ネットの発達した現代ならでは、と感じたのは「Googleアースで世界を旅した気分になって、その土地の料理を作って楽しむ」という“妄想旅”のアイディアが複数あったこと。物理的な制限があっても、私たちの精神と頭の中はどこまでも自由だ。

「アフターコロナの世界を考える」、「仕事再開に備えてインパクトのある企画を準備中」など、コロナ後をどう生きるかに備え、長期的な視野を持っているのもウーマン読者らしいと言えるかもしれない。そして忘れてはならないのが

・24時間、毎日仕事、オンコール。
・インフラ業なので、通常運行です。
・GWは休みではないので、いつも通り仕事に行きます。

という人たちの存在。私たちの自粛生活が可能なのも、社会と経済を止めずに回してくれている職業に就く皆さんの働きのおかげだから。

人間社会が重大な危機に晒されるたび、その成員である「個人」の再定義が進む。地域の、国の、世界の感染という大きな絵を把握するため、人間はポツンと一つの「点」としてその動きをモニターされ、発病すれば「一感染者」としてカウントされる。でも、その一つの「点」、一人の「感染者」は、顔も名前も人生もある私たち一人ひとりだ。
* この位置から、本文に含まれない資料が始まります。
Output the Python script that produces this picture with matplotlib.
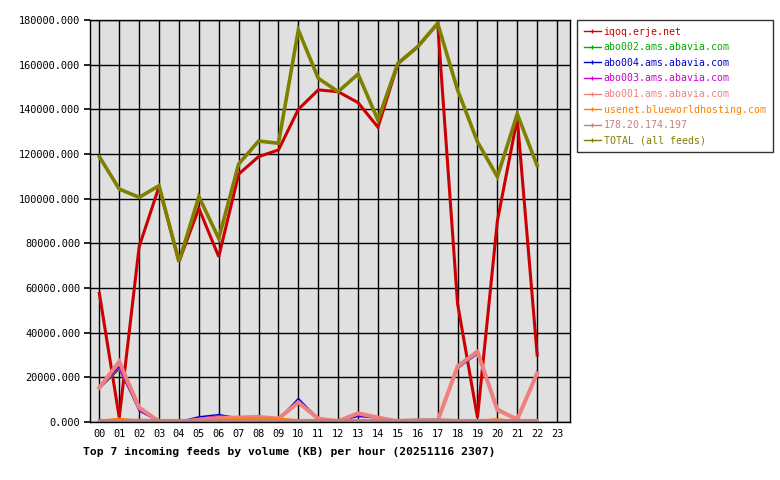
import matplotlib
matplotlib.use("Agg")
import matplotlib.pyplot as plt
from matplotlib.lines import Line2D

plt.rcParams['font.family'] = ['DejaVu Sans Mono']

hours = ["%02d" % h for h in range(24)]

# KB per hour, hours 00..22 (hour 23 not yet recorded)
iqoq = [57600, 2000, 78500, 105400, 71800, 95700, 74000, 111000, 118800, 121800, 140000, 148700,
        147900, 143000, 132000, 160400, 168000, 178400, 53000, 2000, 90000, 136000, 30000]
abo002 = [15000, 23500, 5500, 200, 100, 1500, 2500, 1800, 1500, 1200, 9500, 1800,
          500, 4300, 2000, 300, 200, 400, 25500, 32000, 6000, 1000, 22000]
abo004 = [15300, 24800, 5000, 200, 100, 2300, 3300, 1800, 1500, 1200, 10500, 1500,
          500, 2500, 1800, 300, 200, 400, 24000, 30500, 5500, 900, 22800]
abo003 = [15000, 24000, 5300, 200, 100, 1500, 2800, 2000, 1500, 1200, 9000, 1500,
          500, 3000, 2200, 300, 200, 400, 25000, 31000, 6200, 1000, 21500]
abo001 = [15400, 27000, 6500, 200, 100, 1000, 1800, 2000, 2300, 1500, 8800, 1500,
          400, 3900, 2000, 300, 300, 500, 24800, 31500, 5400, 1200, 21800]
usenet = [500, 1500, 600, 200, 100, 400, 1000, 1500, 1800, 1600, 800, 300,
          200, 300, 300, 100, 100, 100, 300, 600, 1300, 300, 200]
ip_feed = [700, 700, 800, 700, 700, 700, 800, 700, 800, 700, 700, 700,
           700, 700, 700, 700, 1000, 1000, 700, 700, 700, 700, 700]
total = [118800, 104300, 100600, 105800, 71800, 100900, 82200, 115500, 125800, 124800, 175500, 153900,
         147900, 155800, 135200, 160600, 168100, 178500, 148700, 125500, 109800, 137900, 114800]

names = ["iqoq.erje.net", "abo002.ams.abavia.com", "abo004.ams.abavia.com", "abo003.ams.abavia.com",
         "abo001.ams.abavia.com", "usenet.blueworldhosting.com", "178.20.174.197", "TOTAL (all feeds)"]
series = [iqoq, abo002, abo004, abo003, abo001, usenet, ip_feed, total]
colors = ["#CC0000", "#00AA00", "#0000CC", "#CC00CC", "#F08080", "#FF8000", "#C08080", "#808000"]
widths = [2.2, 1.1, 1.1, 1.1, 2.9, 1.5, 2.2, 2.6]

fig = plt.figure(figsize=(7.8, 4.8), dpi=100)
ax = fig.add_axes([90 / 780, 58 / 480, 480 / 780, 402 / 480])
ax.set_facecolor("#E0E0E0")

for vals, c, w in zip(series, colors, widths):
    ax.plot(range(len(vals)), vals, color=c, lw=w, solid_joinstyle="miter")

ax.set_xlim(-0.47, 23.65)
ax.set_ylim(0, 180000)
ax.set_xticks(range(24))
ax.set_xticklabels(hours)
ax.set_yticks(range(0, 180001, 20000))
ax.set_yticklabels(["%.3f" % v for v in range(0, 180001, 20000)])
ax.grid(True, color="black", lw=1)
ax.set_axisbelow(True)
ax.tick_params(axis="x", length=0, pad=5, labelsize=7.4)
ax.tick_params(axis="y", length=4, width=1.2, pad=3, labelsize=7.4)
for s in ax.spines.values():
    s.set_linewidth(1)

fig.text(83 / 780, 1 - 452 / 480, "Top 7 incoming feeds by volume (KB) per hour (20251116 2307)",
         fontsize=8.2, fontweight="bold", va="center", ha="left")

handles = [Line2D([], [], color=c, lw=1, marker="|", ms=3) for c in colors]
leg = fig.legend(handles, names, loc="upper left", bbox_to_anchor=(577 / 780, 1 - 20 / 480),
                 fontsize=7.1, frameon=True, fancybox=False, edgecolor="black", borderaxespad=0,
                 labelspacing=0.56, handlelength=1.7, handletextpad=0.3, borderpad=0.7)
leg.get_frame().set_linewidth(1)
for t, c in zip(leg.get_texts(), colors):
    t.set_color(c)

fig.savefig("out.png", dpi=100)
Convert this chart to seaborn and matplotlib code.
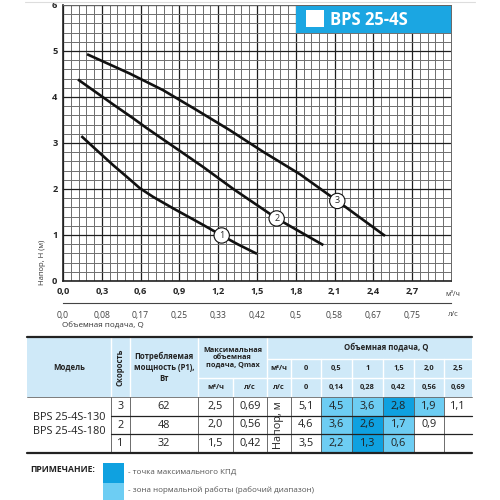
import numpy as np
import pandas as pd
import matplotlib
matplotlib.use("Agg")
import matplotlib.pyplot as plt
import seaborn as sns
from matplotlib.patches import Rectangle

# ---------------- data ----------------
curve1_q = [0.142, 0.258, 0.387, 0.516, 0.593, 0.696, 0.851, 0.98, 1.083, 1.227, 1.35, 1.5]
curve1_h = [3.15, 2.85, 2.52, 2.21, 2.02, 1.83, 1.58, 1.38, 1.22, 0.99, 0.80, 0.59]
curve2_q = [0.116, 0.387, 0.541, 0.644, 0.773, 0.98, 1.083, 1.317, 1.652, 2.013]
curve2_h = [4.38, 3.84, 3.54, 3.33, 3.08, 2.68, 2.48, 2.00, 1.36, 0.78]
curve3_q = [0.186, 0.516, 0.773, 1.031, 1.289, 1.547, 1.833, 2.121, 2.49]
curve3_h = [4.93, 4.51, 4.15, 3.72, 3.28, 2.81, 2.32, 1.74, 0.98]
label_pos = {"1": (1.227, 0.99), "2": (1.652, 1.36), "3": (2.121, 1.74)}

x_ticks = [0.0, 0.3, 0.6, 0.9, 1.2, 1.5, 1.8, 2.1, 2.4, 2.7]
x_tick_labels = ["0,0", "0,3", "0,6", "0,9", "1,2", "1,5", "1,8", "2,1", "2,4", "2,7"]
ls_tick_labels = ["0,0", "0,08", "0,17", "0,25", "0,33", "0,42", "0,5", "0,58", "0,67", "0,75"]
y_ticks = [0, 1, 2, 3, 4, 5, 6]

models = ["BPS 25-4S-130", "BPS 25-4S-180"]
speeds = ["3", "2", "1"]
power = ["62", "48", "32"]
qmax_m3h = ["2,5", "2,0", "1,5"]
qmax_ls = ["0,69", "0,56", "0,42"]
q_m3h = ["0", "0,5", "1", "1,5", "2,0", "2,5"]
q_ls = ["0", "0,14", "0,28", "0,42", "0,56", "0,69"]
head_rows = [["5,1", "4,5", "3,6", "2,8", "1,9", "1,1"],
             ["4,6", "3,6", "2,6", "1,7", "0,9", ""],
             ["3,5", "2,2", "1,3", "0,6", "", ""]]
# 0 = white, 1 = working zone, 2 = max efficiency
zone_rows = [[0, 1, 1, 2, 1, 0],
             [0, 1, 2, 1, 0, 0],
             [0, 1, 2, 1, 0, 0]]

# ---------------- style ----------------
sns.set_style("white")
plt.rcParams["font.family"] = ["Open Sans", "DejaVu Sans"]

DARK = "#0fa1e0"
LIGHT = "#6dcdf3"
HEAD = "#cfe9f8"
TITLE = "#1ba6e2"

fig = plt.figure(figsize=(5, 5), dpi=100)
W = H = 500.0

def px_axes(x0, y0, x1, y1):
    return fig.add_axes([x0 / W, 1 - y1 / H, (x1 - x0) / W, (y1 - y0) / H])

# ---------------- main chart ----------------
ax = px_axes(63, 5, 451, 281)
frames = []
for name, q, h in [("1", curve1_q, curve1_h), ("2", curve2_q, curve2_h), ("3", curve3_q, curve3_h)]:
    frames.append(pd.DataFrame({"Q": q, "H": h, "speed": name}))
df = pd.concat(frames, ignore_index=True)
for name in ["1", "2", "3"]:
    sns.lineplot(data=df[df.speed == name], x="Q", y="H", ax=ax, color="#111111",
                 lw=1.9, sort=False, estimator=None, zorder=5,
                 solid_joinstyle="round", solid_capstyle="butt")
for k, (qx, hy) in label_pos.items():
    ax.text(qx, hy, k, ha="center", va="center", fontsize=6.5, zorder=6,
            bbox=dict(boxstyle="circle,pad=0.35", fc="white", ec="#111111", lw=0.8))

ax.set_xlim(0, 3.0)
ax.set_ylim(0, 6)
ax.set_xticks(x_ticks)
ax.set_xticklabels(x_tick_labels, fontsize=6.7, fontweight="bold")
ax.set_yticks(y_ticks)
ax.set_yticklabels([str(v) for v in y_ticks], fontsize=6.7, fontweight="bold")
ax.set_xticks(np.arange(0, 3.0001, 0.06), minor=True)
ax.set_yticks(np.arange(0, 6.0001, 0.2), minor=True)
ax.tick_params(axis="both", which="both", length=0)
ax.tick_params(axis="x", pad=4)
ax.tick_params(axis="y", pad=4)
ax.grid(which="major", color="#1e1e1e", lw=0.9)
ax.grid(which="minor", color="#6e6e6e", lw=0.7)
ax.set_axisbelow(True)
ax.set_xlabel("")
ax.set_ylabel("")
for s in ["left", "bottom"]:
    ax.spines[s].set_color("#222222")
    ax.spines[s].set_linewidth(1.2)
for s in ["top", "right"]:
    ax.spines[s].set_color("#666666")
    ax.spines[s].set_linewidth(0.7)

# secondary axis (л/с)
ax2 = px_axes(63, 302.5, 451, 303)
ax2.set_xlim(0, 3.0)
ax2.set_ylim(0, 1)
ax2.set_yticks([])
ax2.set_xticks(x_ticks + [3.0])
ax2.set_xticklabels(ls_tick_labels + [""], fontsize=6.2, color="#444444")
ax2.tick_params(axis="x", length=4, width=0.8, color="#444444", pad=2)
for s in ["left", "right", "top"]:
    ax2.spines[s].set_visible(False)
ax2.spines["bottom"].set_color("#444444")
ax2.spines["bottom"].set_linewidth(0.8)
ax2.patch.set_alpha(0)

# ---------------- overlay (title, labels, table) ----------------
ov = fig.add_axes([0, 0, 1, 1], zorder=10)
ov.set_xlim(0, W)
ov.set_ylim(H, 0)
ov.axis("off")
ov.patch.set_alpha(0)

ov.plot([25, 475], [1.5, 1.5], color="#dddddd", lw=0.8)

# title box
ov.add_patch(Rectangle((296, 6), 155, 27, fc=TITLE, ec="none"))
ov.add_patch(Rectangle((306, 10), 18, 17, fc="white", ec="none"))
ov.text(330, 20, "BPS 25-4S", color="white", fontsize=12, fontweight="bold",
        ha="left", va="center")

ov.text(43, 262, "Напор, H (м)", rotation=90, fontsize=5.5, color="#333333",
        ha="center", va="center")
ov.text(453, 294, "м³/ч", fontsize=5.2, color="#333333", ha="center", va="center")
ov.text(453, 314, "л/с", fontsize=5.5, color="#444444", ha="center", va="center")
ov.text(62, 326, "Объемная подача, Q", fontsize=5.8, color="#333333",
        ha="left", va="center")

# table geometry
cx = [27, 110.7, 130, 198, 233, 267, 291, 320.7, 351.7, 382.7, 414.3, 444, 472]
ry = [337, 359, 378, 397, 416, 434, 453]

ov.add_patch(Rectangle((cx[0], ry[0]), cx[-1] - cx[0], ry[3] - ry[0], fc=HEAD, ec="none"))
zone_col = {0: "white", 1: LIGHT, 2: DARK}
for r in range(3):
    for c in range(6):
        x0, x1 = cx[6 + c], cx[7 + c]
        ov.add_patch(Rectangle((x0, ry[3 + r]), x1 - x0, ry[4 + r] - ry[3 + r],
                               fc=zone_col[zone_rows[r][c]], ec="none"))

# header lines (white)
for x in [cx[1], cx[2], cx[3], cx[5]]:
    ov.plot([x, x], [ry[0], ry[3]], color="white", lw=1)
ov.plot([cx[4], cx[4]], [ry[2], ry[3]], color="white", lw=1)
ov.plot([cx[3], cx[5]], [ry[2], ry[2]], color="white", lw=1)
ov.plot([cx[5], cx[-1]], [ry[1], ry[1]], color="white", lw=1)
ov.plot([cx[5], cx[-1]], [ry[2], ry[2]], color="white", lw=1)
for x in cx[6:-1]:
    ov.plot([x, x], [ry[1], ry[3]], color="white", lw=1)
# body lines
for x in cx[1:-1]:
    ov.plot([x, x], [ry[3], ry[6]], color="#555555", lw=0.6)
for y in [ry[4], ry[5]]:
    ov.plot([cx[1], cx[-1]], [y, y], color="#222222", lw=0.9)
ov.plot([cx[0], cx[-1]], [ry[3], ry[3]], color="#666666", lw=0.6)
ov.plot([cx[0], cx[-1]], [ry[0], ry[0]], color="#222222", lw=1.6)
ov.plot([cx[0], cx[-1]], [ry[6], ry[6]], color="#222222", lw=1.6)

hfs = 5.3
hc = "#222222"
ov.text((cx[0] + cx[1]) / 2, 367, "Модель", fontsize=hfs + 0.3, fontweight="bold",
        ha="center", va="center", color=hc)
ov.text((cx[1] + cx[2]) / 2, 367, "Скорость", fontsize=hfs + 0.3, fontweight="bold",
        ha="center", va="center", rotation=90, color=hc)
ov.text((cx[2] + cx[3]) / 2, 367, "Потребляемая\nмощность (P1),\nВт", fontsize=hfs + 0.3,
        fontweight="bold", ha="center", va="center", color=hc, linespacing=1.3)
ov.text((cx[3] + cx[5]) / 2, 357.5, "Максимальная\nобъемная\nподача, Qmax", fontsize=hfs,
        fontweight="bold", ha="center", va="center", color=hc, linespacing=1.1)
ov.text((cx[3] + cx[4]) / 2, 387.5, "м³/ч", fontsize=hfs, fontweight="bold",
        ha="center", va="center", color=hc)
ov.text((cx[4] + cx[5]) / 2, 387.5, "л/с", fontsize=hfs, fontweight="bold",
        ha="center", va="center", color=hc)
ov.text(386, 348, "Объемная подача, Q", fontsize=hfs + 0.3, fontweight="bold",
        ha="center", va="center", color=hc)
ov.text((cx[5] + cx[6]) / 2, 368.5, "м³/ч", fontsize=hfs, fontweight="bold",
        ha="center", va="center", color=hc)
ov.text((cx[5] + cx[6]) / 2, 387.5, "л/с", fontsize=hfs, fontweight="bold",
        ha="center", va="center", color=hc)
for c in range(6):
    xm = (cx[6 + c] + cx[7 + c]) / 2
    ov.text(xm, 368.5, q_m3h[c], fontsize=hfs, fontweight="bold", ha="center",
            va="center", color=hc)
    ov.text(xm, 387.5, q_ls[c], fontsize=hfs, fontweight="bold", ha="center",
            va="center", color=hc)

bfs = 7.8
bc = "#222222"
ov.text((cx[0] + cx[1]) / 2, 418, models[0], fontsize=bfs, ha="center", va="center", color=bc)
ov.text((cx[0] + cx[1]) / 2, 432, models[1], fontsize=bfs, ha="center", va="center", color=bc)
ov.text((cx[5] + cx[6]) / 2, 425, "Напор, м", fontsize=bfs, rotation=90,
        ha="center", va="center", color=bc)
for r in range(3):
    ym = (ry[3 + r] + ry[4 + r]) / 2
    ov.text((cx[1] + cx[2]) / 2, ym, speeds[r], fontsize=bfs, ha="center", va="center", color=bc)
    ov.text((cx[2] + cx[3]) / 2, ym, power[r], fontsize=bfs, ha="center", va="center", color=bc)
    ov.text((cx[3] + cx[4]) / 2, ym, qmax_m3h[r], fontsize=bfs, ha="center", va="center", color=bc)
    ov.text((cx[4] + cx[5]) / 2, ym, qmax_ls[r], fontsize=bfs, ha="center", va="center", color=bc)
    for c in range(6):
        ov.text((cx[6 + c] + cx[7 + c]) / 2, ym, head_rows[r][c], fontsize=bfs,
                ha="center", va="center", color=bc)

# note
ov.text(30, 470, "ПРИМЕЧАНИЕ:", fontsize=6.2, fontweight="bold", ha="left",
        va="center", color="#222222")
ov.add_patch(Rectangle((103, 463), 21, 19.5, fc=DARK, ec="none"))
ov.add_patch(Rectangle((103, 482.5), 21, 17.5, fc=LIGHT, ec="none"))
ov.text(128, 472, "- точка максимального КПД", fontsize=5.8, ha="left",
        va="center", color="#555555")
ov.text(128, 490, "- зона нормальной работы (рабочий диапазон)", fontsize=5.8,
        ha="left", va="center", color="#555555")

fig.savefig("out.png", dpi=100)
私たちは、社会の成員であると同時に、一人の豊かな個人であることも絶対に手放しちゃいけないのだと思う。コロナで、私たちの生き方や考え方は確かに影響を受けた。それはこれからも着実に続いていくのだ。この時代を、前向きに過ごそう。

【調査概要】「PRESIDENT WOMAN Online」のメルマガに登録する女性を対象にオンラインアンケートを実施、実施期間:2020年4月17日~20日。